Sebelum Hari Santri diperingati secara nasional sebagaimana empat tahun terakhir ini, sejak dahulu, meminjam ungkapan Gus Mus, pesantren menjadi sumber yang tak kering-kering untuk dibicarakan. Apalagi setelah Gus Dur mengenalkan konsep pesantren sebagai subkultur (Wahid, 2007), kian banyak pengamat Islam Indonesia, baik dari dalam maupun luar negeri, yang menempatkan pesantren sebagai obyek studi.
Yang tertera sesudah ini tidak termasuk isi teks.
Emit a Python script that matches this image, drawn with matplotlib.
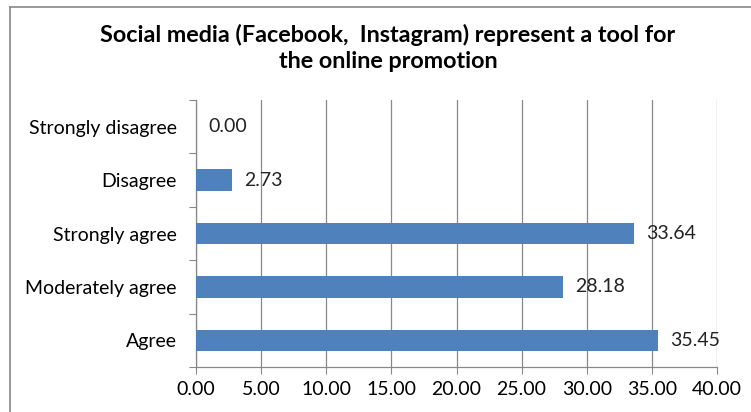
import matplotlib
matplotlib.use("Agg")
import matplotlib.pyplot as plt
from matplotlib.lines import Line2D

categories = ["Agree", "Moderately agree", "Strongly agree", "Disagree", "Strongly disagree"]
values = [35.45, 28.18, 33.64, 2.73, 0.00]
xticks = [0, 5, 10, 15, 20, 25, 30, 35, 40]
title = "Social media (Facebook,  Instagram) represent a tool for\nthe online promotion"

plt.rcParams['font.family'] = ['Lato', 'DejaVu Sans']

fig = plt.figure(figsize=(7.51, 4.12), dpi=100)
ax = fig.add_axes([196/751, 1-367/412, (717-196)/751, (367-100)/412])

y = list(range(len(categories)))
ax.barh(y, values, height=0.4, color='#4F81BD', linewidth=0, zorder=3)
for yi, v in zip(y, values):
    ax.text(v + 0.95, yi, f"{v:.2f}", va='center', ha='left', fontsize=14, color='#222222')

ax.set_xlim(0, 40)
ax.set_ylim(-0.5, len(categories) - 0.5)
ax.set_xticks(xticks)
ax.set_xticklabels([f"{t:.2f}" for t in xticks], fontsize=14)
ax.set_yticks([i - 0.5 for i in range(len(categories) + 1)], minor=False)
ax.set_yticklabels([])
ax.set_yticks(y, minor=True)
ax.set_yticklabels(categories, minor=True, fontsize=14)
ax.tick_params(axis='y', which='minor', length=0, pad=14)
ax.tick_params(axis='y', which='major', length=5, color='#888888', direction='out')
ax.tick_params(axis='x', length=5, color='#888888', direction='out', pad=5)
ax.grid(axis='x', color='#888888', linewidth=0.9, zorder=0)
for s in ['top', 'right']:
    ax.spines[s].set_visible(False)
for s in ['left', 'bottom']:
    ax.spines[s].set_color('#888888')
    ax.spines[s].set_linewidth(0.9)

fig.text(388/751, 1-48/412, title, ha='center', va='center', fontsize=16.8,
         fontweight='bold', linespacing=1.3, color='black')

# chart border
fig.add_artist(Line2D([10/751, 10/751], [0, 1-7/412], transform=fig.transFigure, color='#888888', linewidth=1.2))
fig.add_artist(Line2D([10/751, 1], [1-7/412, 1-7/412], transform=fig.transFigure, color='#888888', linewidth=1.2))

fig.savefig("out.png", dpi=100)
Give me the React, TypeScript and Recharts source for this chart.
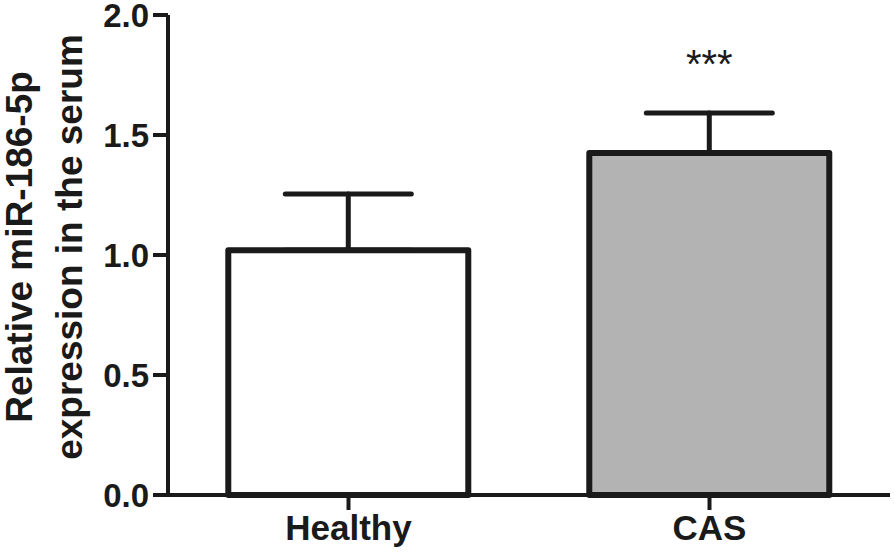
import React from "react";
import { BarChart, Bar, XAxis, YAxis, ErrorBar, Cell, LabelList } from "recharts";

const groups = ["Healthy", "CAS"];
const means = [1.02, 1.425];
const sems = [0.234, 0.167];
const stars = ["", "***"];
const fills = ["#ffffff", "#b3b3b3"];
const yTicks = [0, 0.5, 1.0, 1.5, 2.0];

const data = groups.map((g, i) => ({
  group: g,
  mean: means[i],
  err: [0, sems[i]],
  sig: stars[i],
}));

const FONT = '"Liberation Sans", Arial, Helvetica, sans-serif';

const YLabel = (props: any) => {
  const vb = props.viewBox || { x: 0, y: 0, width: 0, height: 0 };
  const cy = vb.y + vb.height / 2 - 8;
  return (
    <g fontFamily={FONT} fontWeight="bold" fontSize={37} fill="#1a1a1a">
      <text x={32} y={cy} textAnchor="middle" transform={`rotate(-90 32 ${cy})`}>
        Relative miR-186-5p
      </text>
      <text x={82} y={cy} textAnchor="middle" transform={`rotate(-90 82 ${cy})`}>
        expression in the serum
      </text>
    </g>
  );
};

const StarLabel = (props: any) => {
  const { x, y, width, height, value, index } = props;
  if (!value) return null;
  const pxPerUnit = height / means[index];
  const top = y - sems[index] * pxPerUnit;
  return (
    <text x={x + width / 2} y={top - 35} textAnchor="middle" fontFamily={FONT} fontSize={40} fill="#1a1a1a">
      {value}
    </text>
  );
};

export default function App() {
  return (
    <div style={{ position: "absolute", left: 0, top: 0, width: 894, height: 554, background: "#fff" }}>
      <BarChart
        width={894}
        height={554}
        data={data}
        margin={{ top: 15, right: 4, bottom: 9, left: 108 }}
        barCategoryGap="16.7%"
      >
        <XAxis
          dataKey="group"
          height={50}
          stroke="#1a1a1a"
          axisLine={{ stroke: "#1a1a1a", strokeWidth: 4 }}
          tickLine={{ stroke: "#1a1a1a", strokeWidth: 4 }}
          tickSize={15}
          tickMargin={5}
          tick={{ fill: "#1a1a1a", fontSize: 35, fontWeight: "bold", fontFamily: FONT }}
        />
        <YAxis
          width={60}
          domain={[0, 2]}
          ticks={yTicks}
          interval={0}
          tickFormatter={(v: number) => v.toFixed(1)}
          axisLine={{ stroke: "#1a1a1a", strokeWidth: 4 }}
          tickLine={{ stroke: "#1a1a1a", strokeWidth: 4 }}
          tickSize={15}
          tickMargin={4}
          tick={{ fill: "#1a1a1a", fontSize: 33, fontWeight: "bold", fontFamily: FONT }}
          label={{ content: YLabel }}
        />
        <Bar
          dataKey="mean"
          stroke="#1a1a1a"
          strokeWidth={6}
          strokeLinejoin="round"
          isAnimationActive={false}
        >
          {data.map((d, i) => (
            <Cell key={d.group} fill={fills[i]} />
          ))}
          <ErrorBar
            dataKey="err"
            direction="y"
            width={63}
            stroke="#1a1a1a"
            strokeWidth={5}
            strokeLinecap="round"
            isAnimationActive={false}
          />
          <LabelList dataKey="sig" content={StarLabel} />
        </Bar>
      </BarChart>
    </div>
  );
}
Dari penelusuran saya melalui bantuan google cendekia, terdapat ratusan buku yang bisa kita rujuk sebagai referensi. Mustahil saya menyebutkan semua di sini. Ada yang meliriknya dari aspek tradisi (Dhofier, 1982); (Bruinessen, 1995), spirit nasionalisme (Zuhri, 2001); (Hasan, 2014), pendekatan poskolonial (Bizawie, 2014); (Baso, 2013), transformasi (Marzuki Wahid, dkk., 1999); (Qomar, 2002), gender (Muhammad, 2004), dan modernisasi (Majid, 1997); (Wahid, Menggerakkan Tradisi; Esai-Esai Pesantren, 2001). Jika ditambahkan dari hasil pelacakan yang berasal dari jurnal-jurnal akademik, tentu khazanah intelektual pesantren semakin kaya dan berjumlah ratusan.
Dari sekian banyak literatur di atas, Gus Mus berpesan kepada kita agar melihat pesantren dengan kacamata esoteris. Kesalahpahaman pengamat dalam memaknai pesantren dengan segala kultur yang menyelimutinya, salah satunya karena mereka terkecoh oleh penilaian mazhahir; menghakimi pesantren dari sisi luar saja. Sehingga, tidak heran jika kemudian ditemukan salah persepsi mengenai konsep relasi santri-kiai.
Motif kepatuhan santri terhadap kiainya, jika kita teropong dari sisi mazhahir, boleh jadi akan dianggap sebagai representasi praktik kultus, feodalistik, doktrinal, dan berbau kesadaran magic. Padahal, tidak sesederhana itu kesimpulannya.
Ketundukan santri kepada kiainya merupakan tradisi yang sudah mengakar di dalam kebudayaan pesantren. Pada satu kutub, santri sudah terlanjur percaya dengan konsep barokah. Istilah ini menembus nalar logika dan sulit kita cerna menggunakan alur pendekatan saintifik yang serba mengandalkan hasil cerapan inderawi. Sementara pada kutub yang lain, banyak kiai mukhlis yang mewakafkan diri dan waktunya lillah. Tidak karena apapun. Kiai jenis ini pasti masih banyak. Mereka tak gila kehormatan, kedudukan, maupun jabatan.
Karakteristik santri, seperti penuturan KH. Saifuddin Zuhri dalam buku Guruku Orang-Orang dari Pesantren ialah komunitas intelektual yang fokus belajar ilmu agama Islam.
Persoalan jadi apa nantinya, santri tidak pernah ambil pusing. Setelah lulus dari pesantren, cita-citanya sederhana. Kembali ke kampung halaman dan mengabdi kepada masyarakat. Jangankan bermimpi jadi pegawai negeri, ijazah saja sama sekali tidak terlintas dalam benaknya.
Sebab itulah, KH. Saifuddin Zuhri berani menjamin bahwa santri adalah anak-anak rakyat. “Paham benar tentang kebudayaan rakyat, tentang keseniannya, agamanya, jalan pikirannya, cara hidupnya, semangat dan cita-citanya, suka dukanya, tentang nasibnya, dan segala lika-liku hidup rakyat. Rakyat adalah kaum tani, pedagang kecil, tukang-tukang, mereka adalah bapak-bapaknya kaum santri,” ujarnya.
Bagi saya, santri itu tak ubahnya kopi. Mau dituang ke dalam gelas, dicampur dengan air panas, ditambah gula, dan diaduk-aduk hingga puas, yang namanya kopi tetaplah kopi. Membekas pahitnya. Tak beda jauh dengan santri. Dijunjung atau disandung, dipuja maupun dihina, diapresiasi ataupun dibenci, santri tetap saja santri.
Teguh identitasnya di tengah kerumunan umat. Santri telah terbiasa berpikir terbuka (open minded), toleran, dan akomodatif terhadap aneka macam corak pemikiran. Jarang kita temukan alumni pesantren yang hobi mengkafir-sesatkan tetangga gara-gara berselisih paham.